By looking at the materials list, around $750 :/
WhiteTech2 years ago
Very sweet. Although have you though about using a KK2 board from hobby king? The built in accelerometer allows the board to have Auto-level. It's the one I use on my camera rig quadcopter. KK himself updated the firmwhere, it's scary stable. Boarder-line looking like GPS hold. In fact if there's no were to take off I simply toss it in the air at what ever angle and it catches itself. The auto-level would also allow you to focus less on programming just to keep in the air, and more on actual moving autonomously.

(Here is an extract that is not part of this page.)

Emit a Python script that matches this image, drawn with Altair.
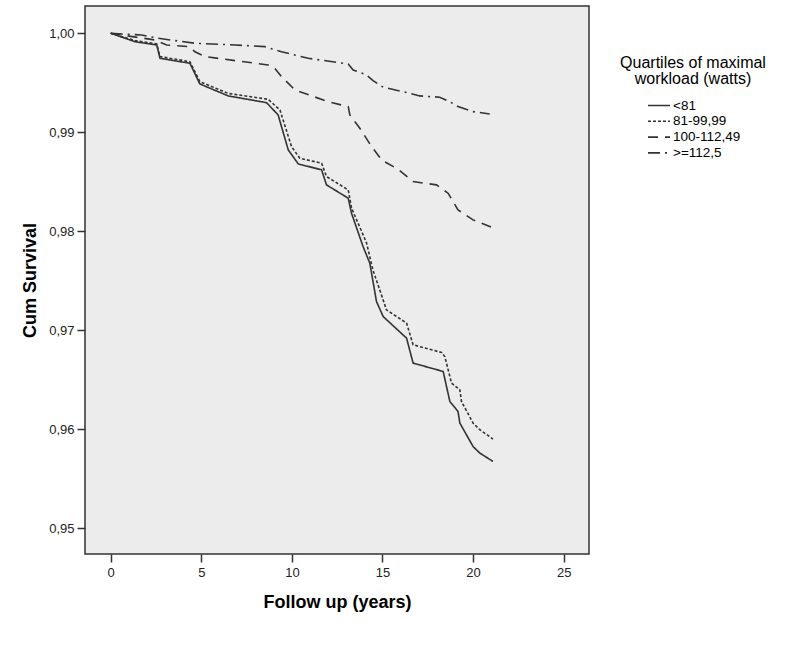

kayak0806 (author)  WhiteTech2 years ago
That is really amazing! It would make the programming end of things much much easier.
Thanks!
Heh no problem. There's also a massive selection of different open source controllers. AduCopter is a type of board that uses an Ardino pro-mini (or any other ardino), has many programs by users, and can add any addition sensors you wish liek GPS, barometer, Magnetometer, MultiWii copter also uses Ardino combined with Wii remote sensors. Open-pilot is another, TONS of options for open-source, custom or ready-to-fly!
lebowski2 years ago
Nice job!
rc jedi2 years ago
i just started flying quads. Your cardboard construction has me rethinking my 3rd build....
Good Work!
SilverJimny2 years ago
wow, I am very impressed :)
bigme2 years ago
Wow!
Kiteman2 years ago
Oh, we REALLY need to see a video of this in flight!
kayak0806 (author)  Kiteman2 years ago
Video added for RC flight! Autonomy hopefully coming soon.
Cool!
cube0002 years ago
Definitely video must appear here asap.
What is total weight of ready to fly model?
kayak0806 (author)  cube0002 years ago
Done (for RC at least).
The current model weighs 1151 grams.
kayak0806 (author) 2 years ago
Video of initial RC flight added. None of the team has any real experience flying quadcopters, so our first flights are brief.